Meiklejohn and Miller Tapped for Amazon Research Award
By Josh Quicksall
A research team consisting of the Institute for Software Research’s Heather Miller and Chris Meiklejohn, is among those selected to receive a coveted 2020 Amazon Research Award.
The award by the tech juggernaut seeks to support critical, practical research at academic institutions and non-profit organizations in areas that align with Amazon’s mission to advance user-focused scientific exploration. Founded in 2015, the award is intended to support the work of one to two graduate students or postdoctoral students for one year, under the supervision of a faculty member.
Meiklejohn and Miller’s submission, “Directed automated explicit-state model checking for distributed applications”, aims to help developers find issues that would bring down large web services like Netflix or Audible.
Current common practice is for organizations to deploy all of these web services into production while attempting to generate random failures within live production systems that have users — all in order to backtrack and find subtle issues between components of these services. This approach can prove to be time and resource intensive for many development organizations.
To address this, the team designed a tool for systematically identifying resilience bugs in microservice applications before they can reach production, which they call Filibuster.

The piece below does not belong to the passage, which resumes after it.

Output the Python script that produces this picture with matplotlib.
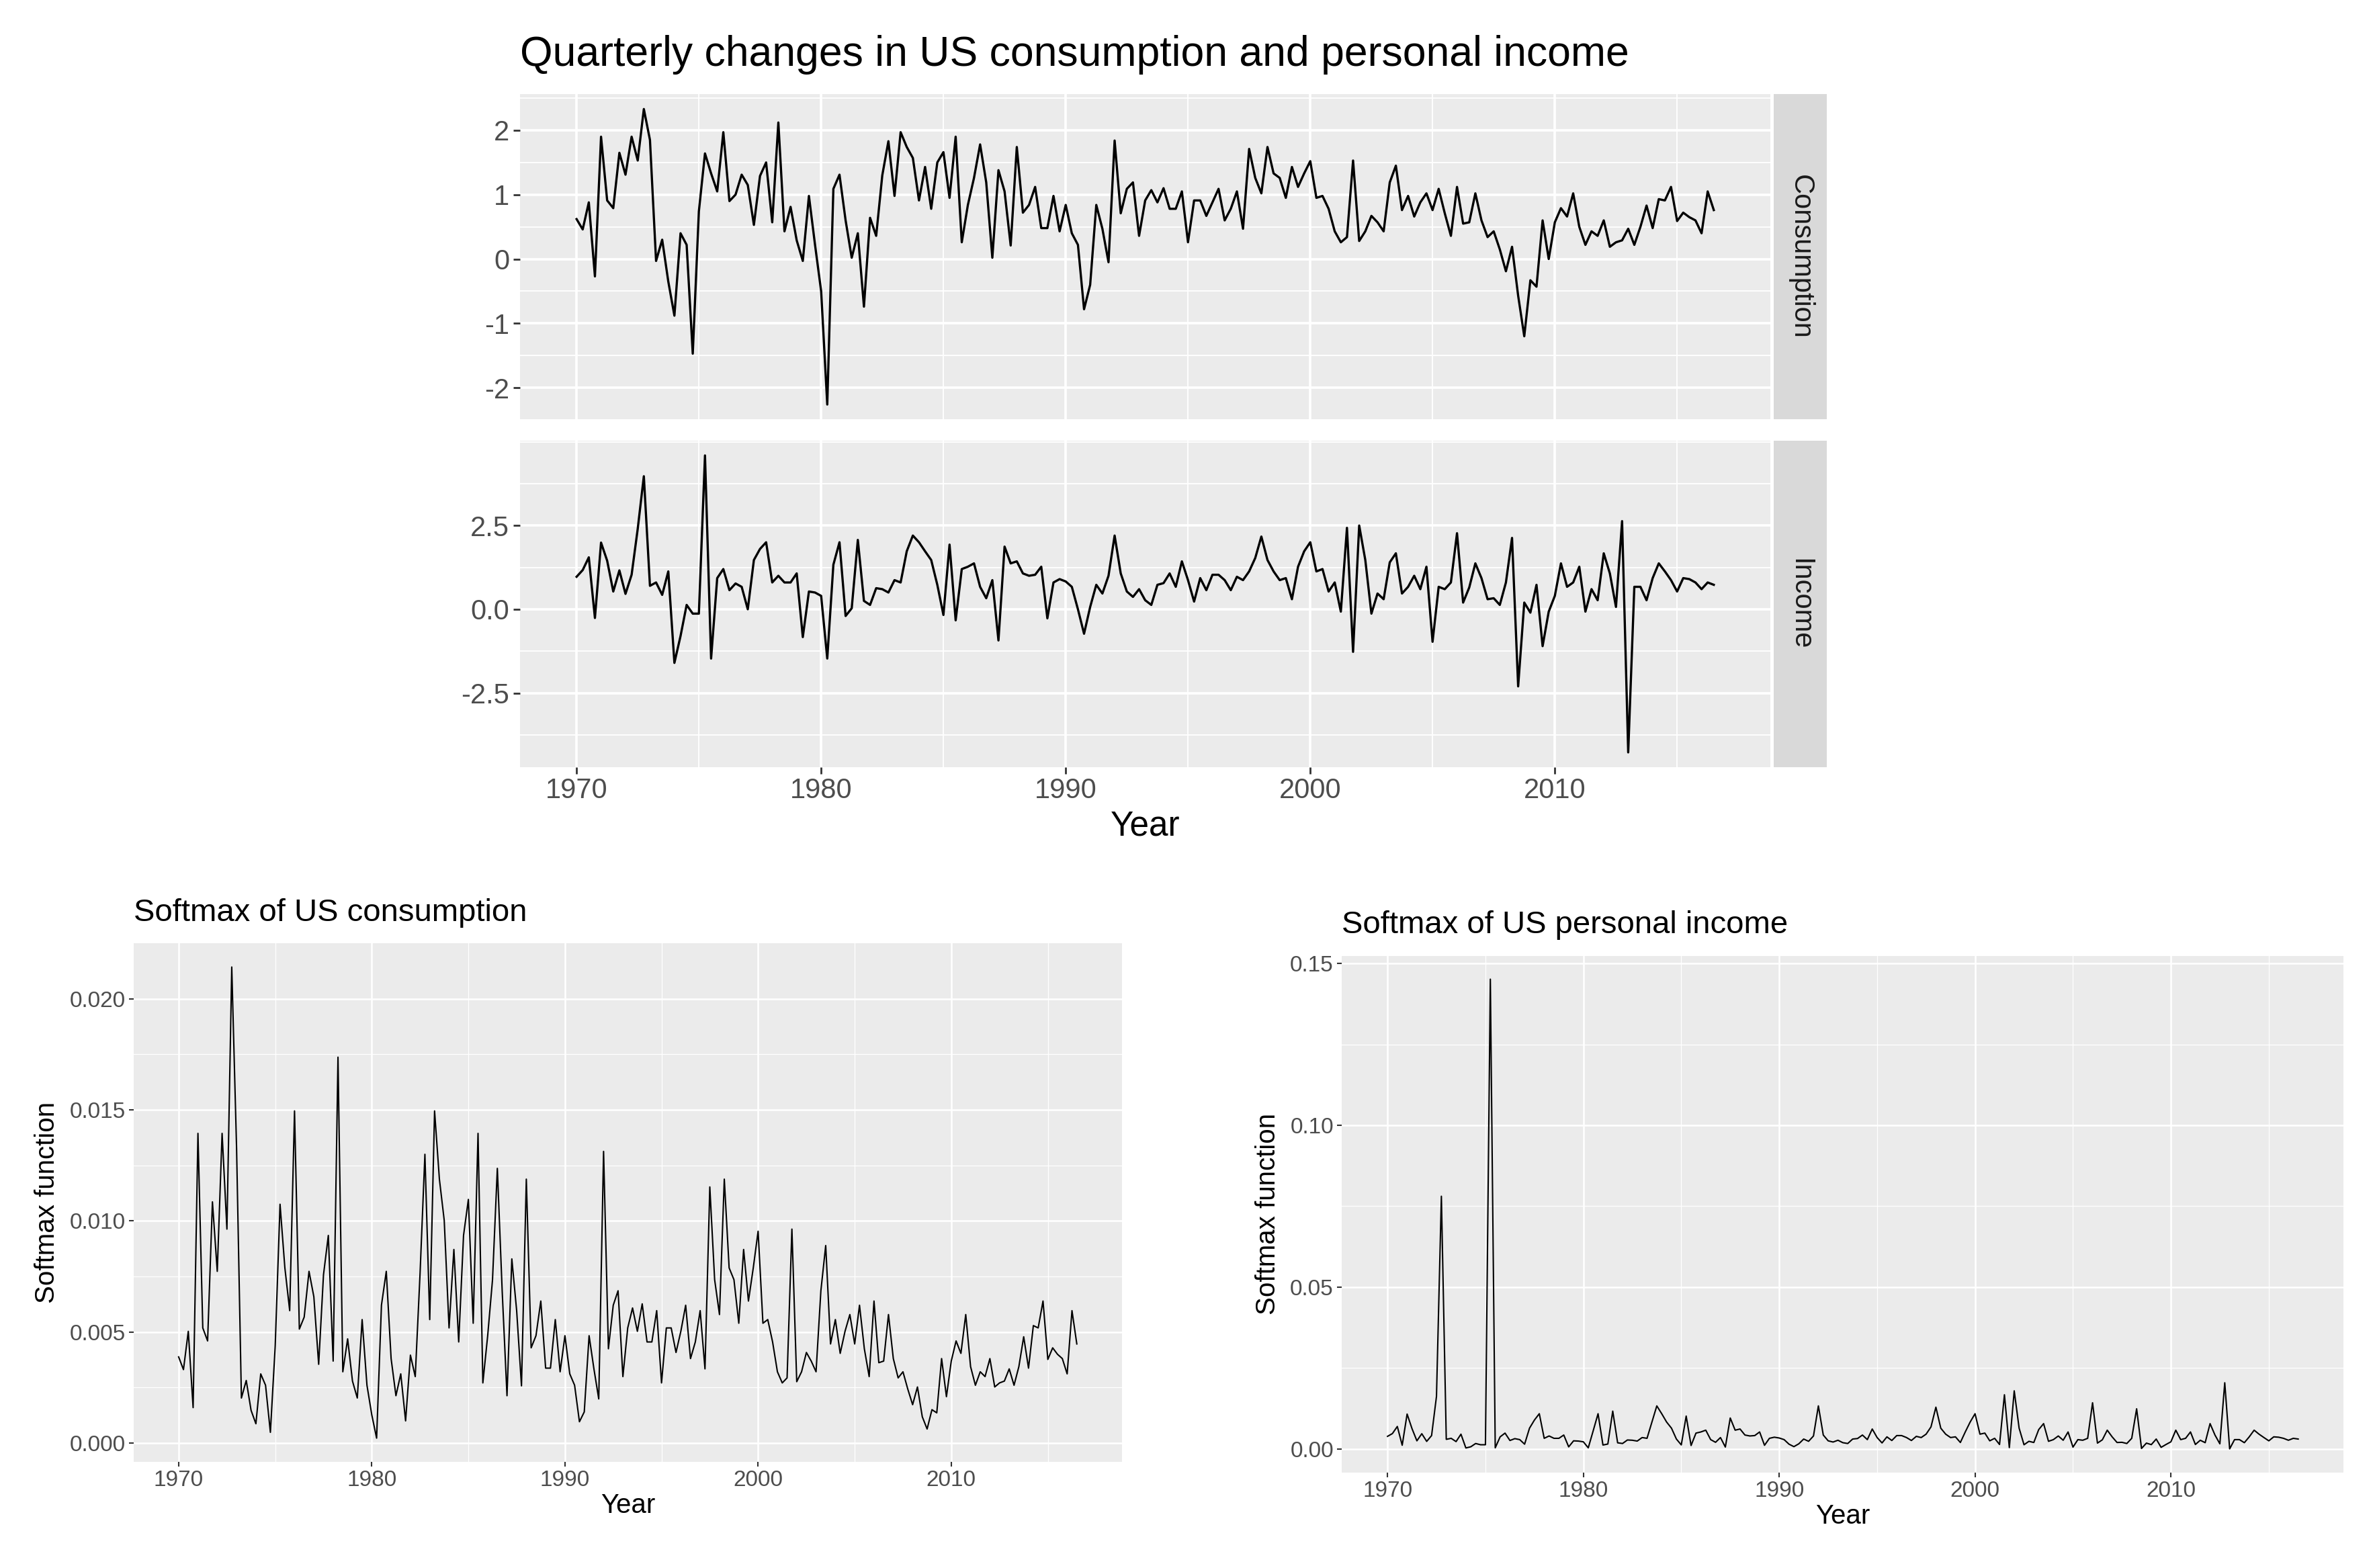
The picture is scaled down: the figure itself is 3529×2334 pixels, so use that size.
import numpy as np
import matplotlib
matplotlib.use("Agg")
import matplotlib.pyplot as plt
from matplotlib.ticker import MultipleLocator

plt.rcParams['font.family'] = ['Liberation Sans', 'DejaVu Sans']
plt.rcParams['axes.unicode_minus'] = False

# quarterly % changes, 1970 Q1 - 2016 Q3
consumption = [
    0.62, 0.46, 0.88, -0.27, 1.90, 0.91, 0.79, 1.65, 1.31, 1.90,
    1.53, 2.33, 1.85, -0.03, 0.30, -0.35, -0.88, 0.40, 0.22, -1.47,
    0.74, 1.64, 1.33, 1.05, 1.97, 0.90, 1.00, 1.31, 1.15, 0.53,
    1.29, 1.50, 0.57, 2.12, 0.43, 0.81, 0.29, -0.03, 0.98, 0.22,
    -0.50, -2.26, 1.09, 1.31, 0.60, 0.02, 0.40, -0.74, 0.64, 0.36,
    1.30, 1.83, 0.98, 1.97, 1.74, 1.57, 0.91, 1.43, 0.78, 1.50,
    1.66, 0.95, 1.90, 0.26, 0.84, 1.26, 1.78, 1.19, 0.02, 1.38,
    1.05, 0.21, 1.74, 0.72, 0.84, 1.12, 0.48, 0.48, 0.98, 0.43,
    0.84, 0.40, 0.22, -0.78, -0.40, 0.84, 0.47, -0.05, 1.84, 0.71,
    1.09, 1.19, 0.36, 0.91, 1.07, 0.88, 1.10, 0.78, 0.78, 1.05,
    0.26, 0.91, 0.91, 0.67, 0.88, 1.09, 0.60, 0.78, 1.05, 0.47,
    1.71, 1.26, 1.02, 1.74, 1.33, 1.26, 0.95, 1.43, 1.12, 1.33,
    1.52, 0.95, 0.98, 0.78, 0.43, 0.26, 0.34, 1.53, 0.28, 0.43,
    0.67, 0.57, 0.43, 1.19, 1.45, 0.76, 0.98, 0.66, 0.88, 1.02,
    0.76, 1.09, 0.71, 0.36, 1.12, 0.55, 0.57, 1.02, 0.60, 0.34,
    0.43, 0.15, -0.19, 0.19, -0.57, -1.20, -0.33, -0.43, 0.60, 0.00,
    0.57, 0.79, 0.66, 1.02, 0.50, 0.22, 0.43, 0.36, 0.60, 0.19,
    0.26, 0.29, 0.47, 0.22, 0.50, 0.83, 0.48, 0.93, 0.91, 1.12,
    0.59, 0.72, 0.65, 0.60, 0.40, 1.05, 0.76,
]

income = [
    0.97, 1.17, 1.55, -0.26, 1.99, 1.45, 0.53, 1.16, 0.46, 1.03,
    2.40, 3.97, 0.70, 0.80, 0.43, 1.13, -1.60, -0.80, 0.13, -0.13,
    -0.13, 4.59, -1.47, 0.93, 1.20, 0.57, 0.77, 0.67, 0.00, 1.47,
    1.80, 2.00, 0.80, 1.00, 0.80, 0.80, 1.07, -0.83, 0.53, 0.50,
    0.40, -1.47, 1.33, 2.00, -0.20, 0.03, 2.07, 0.25, 0.13, 0.63,
    0.60, 0.50, 0.87, 0.80, 1.73, 2.20, 2.00, 1.73, 1.47, 0.73,
    -0.17, 1.93, -0.33, 1.20, 1.27, 1.37, 0.67, 0.33, 0.87, -0.93,
    1.87, 1.37, 1.43, 1.07, 1.00, 1.03, 1.27, -0.27, 0.80, 0.90,
    0.83, 0.67, 0.00, -0.73, 0.07, 0.73, 0.47, 1.00, 2.20, 1.07,
    0.53, 0.37, 0.60, 0.27, 0.13, 0.73, 0.78, 1.07, 0.67, 1.43,
    0.87, 0.23, 0.93, 0.57, 1.03, 1.03, 0.87, 0.57, 0.97, 0.87,
    1.13, 1.53, 2.17, 1.47, 1.13, 0.87, 0.93, 0.30, 1.27, 1.73,
    2.00, 1.13, 1.20, 0.53, 0.80, -0.07, 2.43, -1.27, 2.50, 1.47,
    -0.13, 0.47, 0.30, 1.40, 1.67, 0.47, 0.67, 1.00, 0.60, 1.27,
    -0.97, 0.67, 0.60, 0.80, 2.27, 0.20, 0.65, 1.37, 0.93, 0.30,
    0.33, 0.13, 0.80, 2.13, -2.30, 0.20, -0.10, 0.73, -1.10, -0.07,
    0.40, 1.37, 0.67, 0.80, 1.27, -0.07, 0.60, 0.27, 1.67, 1.07,
    0.07, 2.63, -4.27, 0.67, 0.67, 0.27, 0.93, 1.37, 1.13, 0.87,
    0.53, 0.93, 0.90, 0.80, 0.60, 0.80, 0.73,
]

start_year = 1970
year = start_year + np.arange(len(consumption)) / 4

consumption_ticks = [-2, -1, 0, 1, 2]
income_ticks = [-2.5, 0.0, 2.5]
year_ticks = [1970, 1980, 1990, 2000, 2010]

# softmax of each series, as shown in the lower charts
cons_arr = np.array(consumption)
inc_arr = np.array(income)
softmax_consumption = np.exp(cons_arr) / np.exp(cons_arr).sum()
softmax_income = np.exp(inc_arr) / np.exp(inc_arr).sum()

PANEL = '#EBEBEB'
STRIP = '#D9D9D9'
TICK_TXT = '#4D4D4D'
TICK_MARK = '#333333'


def ggplot_look(ax, major_lw, minor_lw, label_size, tick_len, tick_w):
    ax.set_facecolor(PANEL)
    for s in ax.spines.values():
        s.set_visible(False)
    ax.set_axisbelow(True)
    ax.grid(which='major', color='white', lw=major_lw)
    ax.grid(which='minor', color='white', lw=minor_lw)
    ax.tick_params(which='major', color=TICK_MARK, labelcolor=TICK_TXT,
                   labelsize=label_size, length=tick_len, width=tick_w, pad=4)
    ax.tick_params(which='minor', length=0)


fig = plt.figure(figsize=(35.29, 23.34), dpi=100)

# --- top: faceted series ---
ax_c = fig.add_axes([0.2192, 0.7326, 0.5276, 0.2073])
ax_i = fig.add_axes([0.2192, 0.5107, 0.5276, 0.2083], sharex=ax_c)

ax_c.plot(year, consumption, color='black', lw=2.4)
ax_i.plot(year, income, color='black', lw=2.4)

for ax in (ax_c, ax_i):
    ggplot_look(ax, 2.6, 1.3, 30, 7, 2)
    ax.set_xticks(year_ticks)
    ax.xaxis.set_minor_locator(MultipleLocator(5))

ax_c.set_yticks(consumption_ticks)
ax_c.yaxis.set_minor_locator(MultipleLocator(0.5))
ax_c.tick_params(axis='x', which='major', length=0, labelbottom=False)

ax_i.set_yticks(income_ticks)
ax_i.yaxis.set_minor_locator(MultipleLocator(1.25))
ax_i.yaxis.set_major_formatter(lambda v, p: f"{v:.1f}")
ax_i.set_xlabel('Year', fontsize=37, color='black', labelpad=6)

for pos, name in ((ax_c.get_position(), 'Consumption'), (ax_i.get_position(), 'Income')):
    sx = fig.add_axes([0.7480, pos.y0, 0.0225, pos.height])
    sx.set_facecolor(STRIP)
    sx.set_xticks([])
    sx.set_yticks([])
    for s in sx.spines.values():
        s.set_visible(False)
    sx.text(0.5, 0.5, name, rotation=-90, ha='center', va='center',
            fontsize=30, color='#1A1A1A', transform=sx.transAxes)

fig.text(0.2192, 0.965, 'Quarterly changes in US consumption and personal income',
         fontsize=45, ha='left', va='center', color='black')

# --- bottom left: softmax of consumption ---
ax_sc = fig.add_axes([0.0564, 0.0678, 0.4167, 0.3305])
ax_sc.plot(year, softmax_consumption, color='black', lw=1.5)
ggplot_look(ax_sc, 1.8, 0.9, 24, 5, 1.5)
ax_sc.set_xticks(year_ticks)
ax_sc.xaxis.set_minor_locator(MultipleLocator(5))
ax_sc.yaxis.set_major_locator(MultipleLocator(0.005))
ax_sc.yaxis.set_minor_locator(MultipleLocator(0.0025))
ax_sc.yaxis.set_major_formatter(lambda v, p: f"{v:.3f}")
ax_sc.set_xlabel('Year', fontsize=29, labelpad=2)
ax_sc.set_ylabel('Softmax function', fontsize=29, labelpad=10)
fig.text(0.0564, 0.4176, 'Softmax of US consumption', fontsize=34,
         ha='left', va='center')

# --- bottom right: softmax of income ---
ax_si = fig.add_axes([0.5660, 0.0610, 0.4225, 0.3295])
ax_si.plot(year, softmax_income, color='black', lw=1.5)
ggplot_look(ax_si, 1.8, 0.9, 24, 5, 1.5)
ax_si.set_xticks(year_ticks)
ax_si.xaxis.set_minor_locator(MultipleLocator(5))
ax_si.yaxis.set_major_locator(MultipleLocator(0.05))
ax_si.yaxis.set_minor_locator(MultipleLocator(0.025))
ax_si.yaxis.set_major_formatter(lambda v, p: f"{v:.2f}")
ax_si.set_xlabel('Year', fontsize=29, labelpad=2)
ax_si.set_ylabel('Softmax function', fontsize=29, labelpad=10)
fig.text(0.5660, 0.4100, 'Softmax of US personal income', fontsize=34,
         ha='left', va='center')

fig.savefig('out.png', dpi=100, facecolor='white')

“Instead of catching these issues when these large microservice applications (e.g., Netflix, Audible) are deployed, this tool uses a novel algorithm for test generation to find these downtime-inducing issues during CI time” Miller explains. “The days of having to randomly test your Netflix-size app in production, and engineers being “on call” and woken in the middle of the night to fix outages, is soon over!”
“The 2020 Amazon Research Awards recipients represent a distinguished array of academic researchers who are pursuing research across areas such as ML algorithms and theory, fairness in AI, computer vision, natural language processing, edge computing, and medical research,” said Bratin Saha, vice president of AWS Machine Learning Services. “We are excited by the depth and breadth of their proposals, as well as the opportunity to advance the science through strengthened connections among academic researchers, their institutions, and our research teams.”
Projects such as these - projects with the potential for real, near-term impact - are the hallmark of ISR. “ISR has always taken great pride in tackling real problems and finding practical solutions,” notes ISR Director, Jim Herbsleb. “Awards like this are a great way to interact with a leading tech firm, cement our close relationships with an important industry partner, and try out our ideas in the real world.”